There are some things you must never say on a first date. Such as: "Let's get married" or "have you always been fat?" or "prison isn't as bad as you think". And don't whatever you do, do what Louis did on the new series of First Dates (Channel 4, Thursday, 10pm) and open your date with the ultimate no-no, the definition of turn-offs, the phrase that will end your chances of getting lucky: "I am a Liberal Democrat."

To be honest, it wasn't the worst of Louis's problems, which was the fact that he had a chronic lack of confidence. It was like he was wearing his nerves on the outside of his skin, for all to see, quivering and crackling at the sight of a girl - and he knew where the problem started.

"When I was 13 years old at boarding school, there was a girl I liked," he said. "I wanted to find the courage to talk to her, but at the last minute I lost my nerve.
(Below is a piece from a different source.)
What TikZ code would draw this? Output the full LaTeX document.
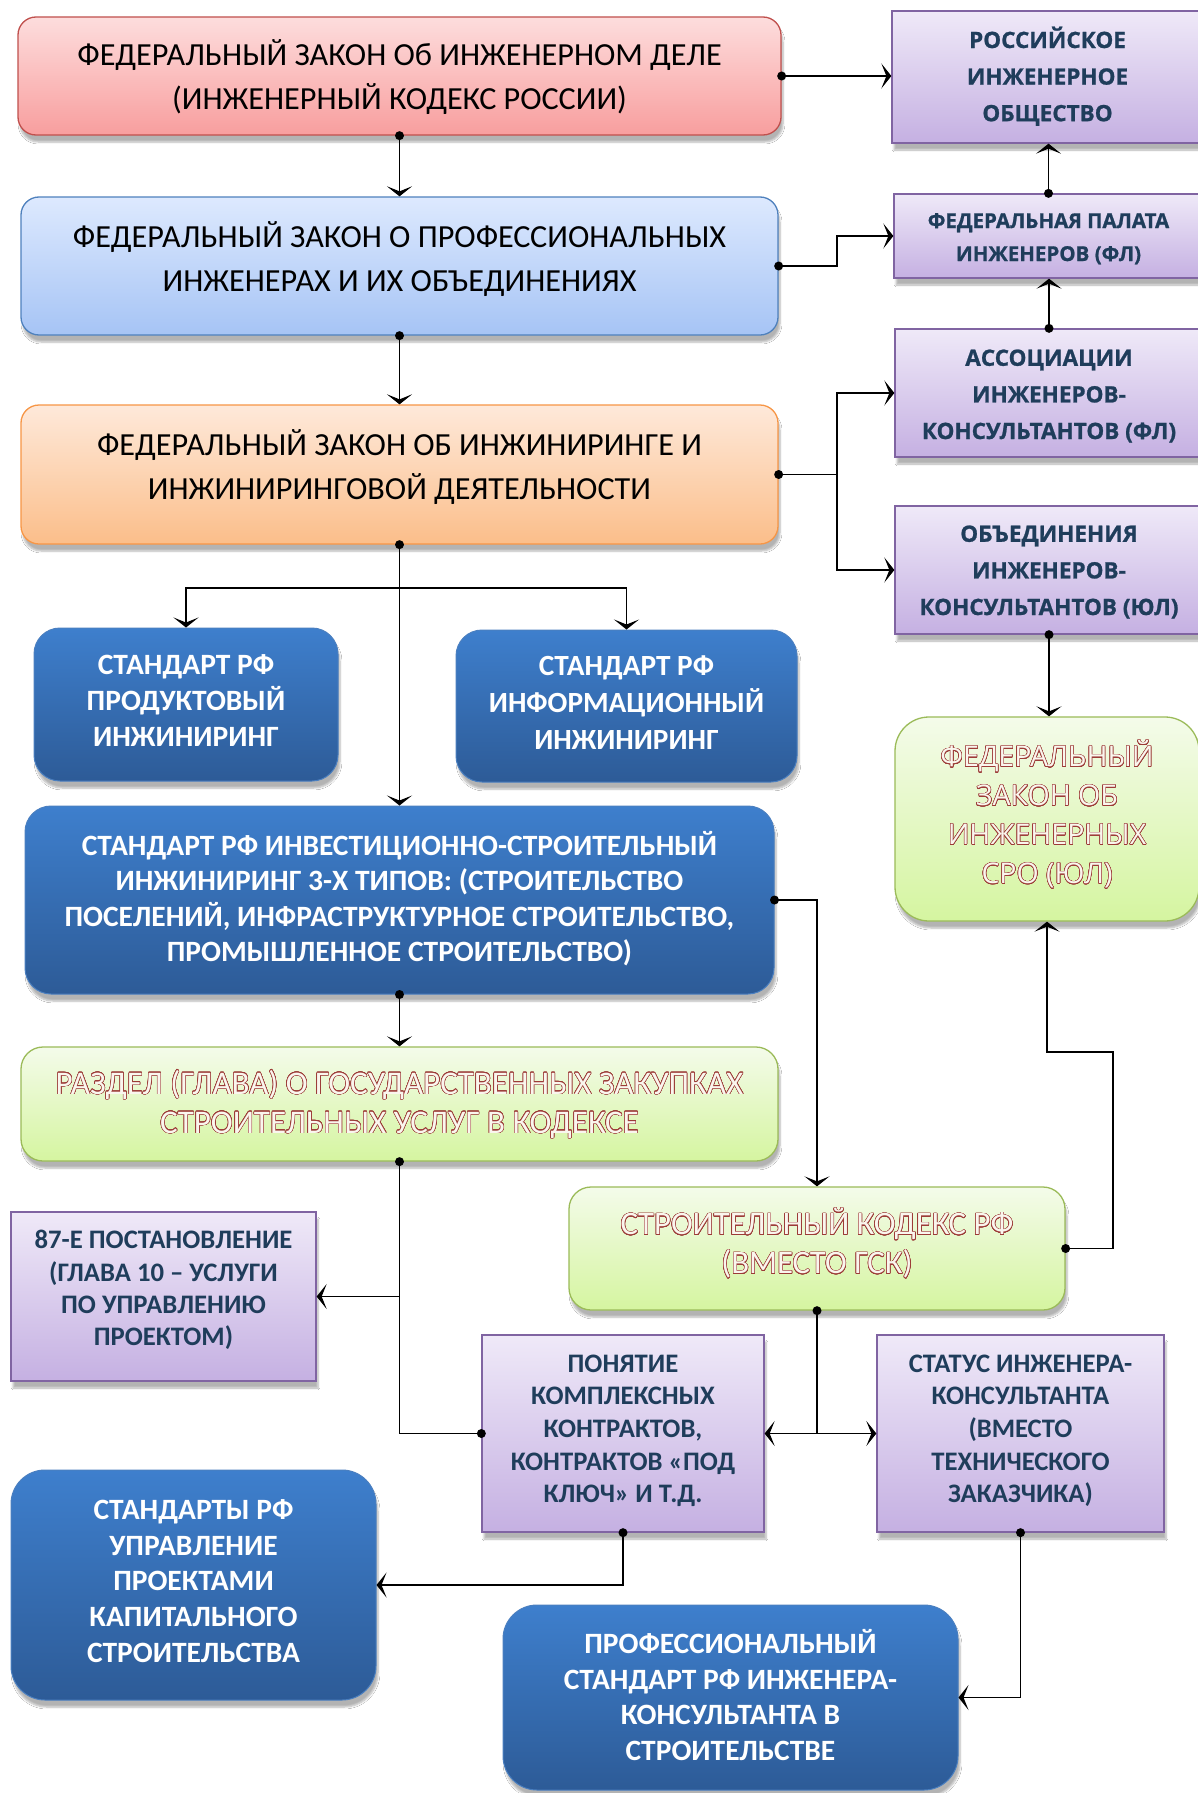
\documentclass[tikz,border=0pt]{standalone}
\usepackage{fontspec}
\setmainfont{Carlito}
\newfontfamily\widefont{Open Sans}[BoldFeatures={FakeBold=1}]
\usepackage[copies]{contour}
\contourlength{0.5pt}
\contournumber{24}
\usetikzlibrary{arrows.meta,shadows.blur}

\definecolor{redtop}{HTML}{FDDDDD}
\definecolor{redbot}{HTML}{F89E9E}
\definecolor{redline}{HTML}{C0504D}
\definecolor{lbtop}{HTML}{DDE9FE}
\definecolor{lbbot}{HTML}{A6C4F5}
\definecolor{lbline}{HTML}{4F81BD}
\definecolor{ortop}{HTML}{FEE9DA}
\definecolor{orbot}{HTML}{FBBE8A}
\definecolor{orline}{HTML}{F79646}
\definecolor{grtop}{HTML}{F4FBEA}
\definecolor{grbot}{HTML}{D5F5A0}
\definecolor{grline}{HTML}{9BBB59}
\definecolor{putop}{HTML}{EFE9F8}
\definecolor{pubot}{HTML}{C5B0E2}
\definecolor{puline}{HTML}{8064A2}
\definecolor{dbtop}{HTML}{3E7FCD}
\definecolor{dbbot}{HTML}{2D5B97}
\definecolor{dbline}{HTML}{4A7FC0}
\definecolor{navy}{HTML}{1F3D5B}
\definecolor{olred}{HTML}{9C3B37}
\definecolor{olfill}{HTML}{FAF6EE}

\newcommand\olt[1]{\contour{olred}{\textcolor{olfill}{#1}}}

% text height places the last baseline: offset from centre = (height - 10pt)/2
\tikzset{
  box/.style={draw, line width=1.3pt, align=center, inner sep=0pt, text depth=10pt,
    blur shadow={shadow xshift=2pt, shadow yshift=-7pt, shadow blur steps=6, shadow opacity=30}},
  lawbox/.style={box, rounded corners=18pt, font=\fontsize{32.2}{44}\selectfont},
  redbox/.style={lawbox, top color=redtop, bottom color=redbot, draw=redline},
  lbbox/.style={lawbox, top color=lbtop, bottom color=lbbot, draw=lbline},
  orbox/.style={lawbox, top color=ortop, bottom color=orbot, draw=orline},
  orgbox/.style={box, rounded corners=22pt, top color=grtop, bottom color=grbot, draw=grline},
  orgpurple/.style={box, top color=putop, bottom color=pubot, draw=puline,
    text=navy, font=\widefont\bfseries\fontsize{22.5}{36.6}\selectfont},
  docpurple/.style={box, top color=putop, bottom color=pubot, draw=puline,
    text=navy, font=\bfseries\fontsize{26.7}{32.3}\selectfont},
  stdbox/.style={box, rounded corners=26pt, top color=dbtop, bottom color=dbbot, draw=dbline,
    line width=1pt, text=white, font=\bfseries\fontsize{29.5}{36}\selectfont},
  conn/.style={line width=1.5pt, -{Stealth[length=10pt,width=25pt,inset=5pt]}},
  dot/.style={fill=black},
}

\begin{document}
\begin{tikzpicture}[x=1pt,y=-1pt]
\useasboundingbox (0,0) rectangle (1198,1793);
\fill[white] (0,0) rectangle (1198,1793);

% federal laws, left column
\node[redbox, minimum width=763pt, minimum height=118pt, text height=76.6pt] (red) at (399.5,76)
  {ФЕДЕРАЛЬНЫЙ ЗАКОН Об ИНЖЕНЕРНОМ ДЕЛЕ\\(ИНЖЕНЕРНЫЙ КОДЕКС РОССИИ)};
\node[lbbox, minimum width=757pt, minimum height=138pt, text height=60pt] (lblue) at (399.5,266)
  {ФЕДЕРАЛЬНЫЙ ЗАКОН О ПРОФЕССИОНАЛЬНЫХ\\ИНЖЕНЕРАХ И ИХ ОБЪЕДИНЕНИЯХ};
\node[orbox, minimum width=757pt, minimum height=139pt, text height=59.2pt] (orange) at (399.5,474.5)
  {ФЕДЕРАЛЬНЫЙ ЗАКОН ОБ ИНЖИНИРИНГЕ И\\ИНЖИНИРИНГОВОЙ ДЕЯТЕЛЬНОСТИ};

% organisations, right column
\node[orgpurple, minimum width=311pt, minimum height=132pt, text height=98.4pt] (rio) at (1047.5,77)
  {РОССИЙСКОЕ\\ИНЖЕНЕРНОЕ\\ОБЩЕСТВО};
\node[orgpurple, minimum width=309pt, minimum height=84pt, text height=60pt,
  font=\widefont\bfseries\fontsize{20.5}{33}\selectfont] (fpi) at (1048.5,236)
  {ФЕДЕРАЛЬНАЯ ПАЛАТА\\ИНЖЕНЕРОВ (ФЛ)};
\node[orgpurple, minimum width=308pt, minimum height=128pt, text height=102pt] (assoc) at (1049,393)
  {АССОЦИАЦИИ\\ИНЖЕНЕРОВ-\\КОНСУЛЬТАНТОВ (ФЛ)};
\node[orgpurple, minimum width=308pt, minimum height=128pt, text height=100pt] (obed) at (1049,570)
  {ОБЪЕДИНЕНИЯ\\ИНЖЕНЕРОВ-\\КОНСУЛЬТАНТОВ (ЮЛ)};
\node[orgbox, rounded corners=34pt, minimum width=304pt, minimum height=204pt, text height=139.2pt,
  font=\widefont\fontsize{28.5}{38.9}\selectfont] (sro) at (1047,819)
  {\olt{ФЕДЕРАЛЬНЫЙ}\\\olt{ЗАКОН ОБ}\\\olt{ИНЖЕНЕРНЫХ}\\\olt{СРО (ЮЛ)}};

% standards
\node[stdbox, minimum width=304pt, minimum height=153pt, text height=94.6pt] (prod) at (186,704.5)
  {СТАНДАРТ РФ\\ПРОДУКТОВЫЙ\\ИНЖИНИРИНГ};
\node[stdbox, minimum width=341pt, minimum height=152pt, text height=96.2pt,
  font=\bfseries\fontsize{29.3}{36.6}\selectfont] (inf) at (626.5,706)
  {СТАНДАРТ РФ\\ИНФОРМАЦИОННЫЙ\\ИНЖИНИРИНГ};
\node[stdbox, minimum width=749pt, minimum height=188pt, text height=133.2pt,
  font=\bfseries\fontsize{29.5}{35.4}\selectfont] (big) at (399.5,900)
  {СТАНДАРТ РФ ИНВЕСТИЦИОННО-СТРОИТЕЛЬНЫЙ\\ИНЖИНИРИНГ 3-Х ТИПОВ: (СТРОИТЕЛЬСТВО\\ПОСЕЛЕНИЙ, ИНФРАСТРУКТУРНОЕ СТРОИТЕЛЬСТВО,\\ПРОМЫШЛЕННОЕ СТРОИТЕЛЬСТВО)};

% codes
\node[orgbox, minimum width=757pt, minimum height=114pt, text height=68.4pt,
  font=\fontsize{33}{38.9}\selectfont] (razdel) at (399.5,1104)
  {\olt{РАЗДЕЛ (ГЛАВА) О ГОСУДАРСТВЕННЫХ ЗАКУПКАХ}\\\olt{СТРОИТЕЛЬНЫХ УСЛУГ В КОДЕКСЕ}};
\node[orgbox, minimum width=496pt, minimum height=123pt, text height=60.6pt,
  font=\fontsize{32.8}{38.9}\selectfont] (gsk) at (817,1248.5)
  {\olt{СТРОИТЕЛЬНЫЙ КОДЕКС РФ}\\\olt{(ВМЕСТО ГСК)}};

% documents and notions
\node[docpurple, minimum width=305pt, minimum height=169pt, text height=108.6pt] (p87) at (163.5,1296.5)
  {87-Е ПОСТАНОВЛЕНИЕ\\(ГЛАВА 10 – УСЛУГИ\\ПО УПРАВЛЕНИЮ\\ПРОЕКТОМ)};
\node[docpurple, minimum width=282pt, minimum height=197pt, text height=148.4pt,
  font=\bfseries\fontsize{26.7}{32.6}\selectfont] (pon) at (623,1433.5)
  {ПОНЯТИЕ\\КОМПЛЕКСНЫХ\\КОНТРАКТОВ,\\КОНТРАКТОВ «ПОД\\КЛЮЧ» И Т.Д.};
\node[docpurple, minimum width=287pt, minimum height=197pt, text height=148.4pt,
  font=\bfseries\fontsize{26.7}{32.6}\selectfont] (stat) at (1020.5,1433.5)
  {СТАТУС ИНЖЕНЕРА-\\КОНСУЛЬТАНТА\\(ВМЕСТО\\ТЕХНИЧЕСКОГО\\ЗАКАЗЧИКА)};
\node[stdbox, rounded corners=34pt, minimum width=365pt, minimum height=230pt, text height=164.6pt,
  font=\bfseries\fontsize{29.5}{35.7}\selectfont] (stds) at (193.5,1585)
  {СТАНДАРТЫ РФ\\УПРАВЛЕНИЕ\\ПРОЕКТАМИ\\КАПИТАЛЬНОГО\\СТРОИТЕЛЬСТВА};
\node[stdbox, rounded corners=34pt, minimum width=455pt, minimum height=185pt, text height=136.4pt,
  font=\bfseries\fontsize{29.5}{35.8}\selectfont] (prof) at (730.5,1697.5)
  {ПРОФЕССИОНАЛЬНЫЙ\\СТАНДАРТ РФ ИНЖЕНЕРА-\\КОНСУЛЬТАНТА В\\СТРОИТЕЛЬСТВЕ};

% bus lines and bends
\coordinate (busR) at (837,0);
\coordinate (split) at (399.5,588);
\coordinate (bend) at (1113,1052);
\coordinate (j87) at (399.5,1296.5);

% connectors
\draw[conn] (red.east) -- (red.east -| rio.west);
\draw[conn] (red.south) -- (lblue.north);
\draw[conn] (lblue.east) -- (lblue.east -| busR) |- (fpi.west);
\draw[conn] (fpi.north) -- (fpi.north |- rio.south);
\draw[conn] (assoc.north) -- (assoc.north |- fpi.south);
\draw[conn] (lblue.south) -- (orange.north);
\draw[conn] (orange.east) -- (orange.east -| busR) |- (assoc.west);
\draw[conn] (orange.east -| busR) |- (obed.west);
\draw[conn] (orange.south) -- (big.north);
\draw[conn] (split) -| (prod.north);
\draw[conn] (split) -| (inf.north);
\draw[conn] (obed.south) -- (obed.south |- sro.north);
\draw[conn] (big.east) -| (gsk.north);
\draw[conn] (big.south) -- (razdel.north);
\draw[conn] (razdel.south) |- (p87.east);
\draw[line width=1.5pt] (pon.west) -| (j87);
\draw[conn] (gsk.east) -| (bend) -| (sro.south);
\draw[conn] (gsk.south) |- (pon.east);
\draw[conn] (gsk.south) |- (stat.west);
\draw[conn] (pon.south) |- (stds.east);
\draw[conn] (stat.south) |- (prof.east);

% junction dots
\foreach \p in {red.east, red.south, lblue.east, lblue.south, orange.east, orange.south,
  fpi.north, assoc.north, obed.south, big.east, big.south, razdel.south, pon.west,
  gsk.east, gsk.south, pon.south, stat.south}
  \fill[dot] (\p) circle (4.5pt);
\end{tikzpicture}
\end{document}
And even though years have passed, you still become that 13-year-old boy who's quite scared and wanting to try to think of something witty and intelligent to say."

Louis did occasionally find something witty to say on his date – there was a good joke about Lib Dems and coalitions – but for the girl he was meeting, Adela, his lack of confidence was a problem. Everything else was fine, she said, but, however nice Louis was, she seemed to lay down a rule: a nervous man is not a sexy man.

This is a recurring pattern that, warm and friendly though it is, First Dates has rather exposed: women are not as good at dates at men. Far too many women, such as Adela, seem to sit back and expect to be amused or entertained or impressed rather than try very hard themselves, and, most astonishingly in an age when women are just as likely as men to be earning a wage, many still appear to expect the man to pick up the bill.

Many other women on the show turn up to dates with an invisible (because it's in their heads) list of the qualities that the man must possess, which rather dooms the date to failure before it even gets started. Anna was a good example. She told us she had been single for a long time, but seemed unable to see the obvious reason why, which was that she had a perfect man in her mind who, whenever she goes on a date, is always sitting there, invisible and impossible.

Anna listed the qualities this perfect man should have: he should be good looking, she said, and have nice shirts, and a good dress sense, and he must have a good pair of high-topped trainers, he must be ambitious and driven, flared trousers are a no-no, he must have flawless skin, good teeth, he can't be short and he must have nice fitting jeans – they can't be too loose. Why on earth would she do this to herself?

There are other similar patterns of behaviour that you see in First Dates over and over again, which is what makes the programme so interesting. The best thing about dating shows is not that couples get together and find love, which they occasionally do, it is that the programmes expose what not to do on a date – the mistakes that will keep you single.

But there is also another, more comforting element to First Dates. Over on the other channels, the news bulletins were telling us how horrible we all are to each other, but First Dates gets to the truth about human nature: most of us are nice, most of us get nervous, most of us try our best.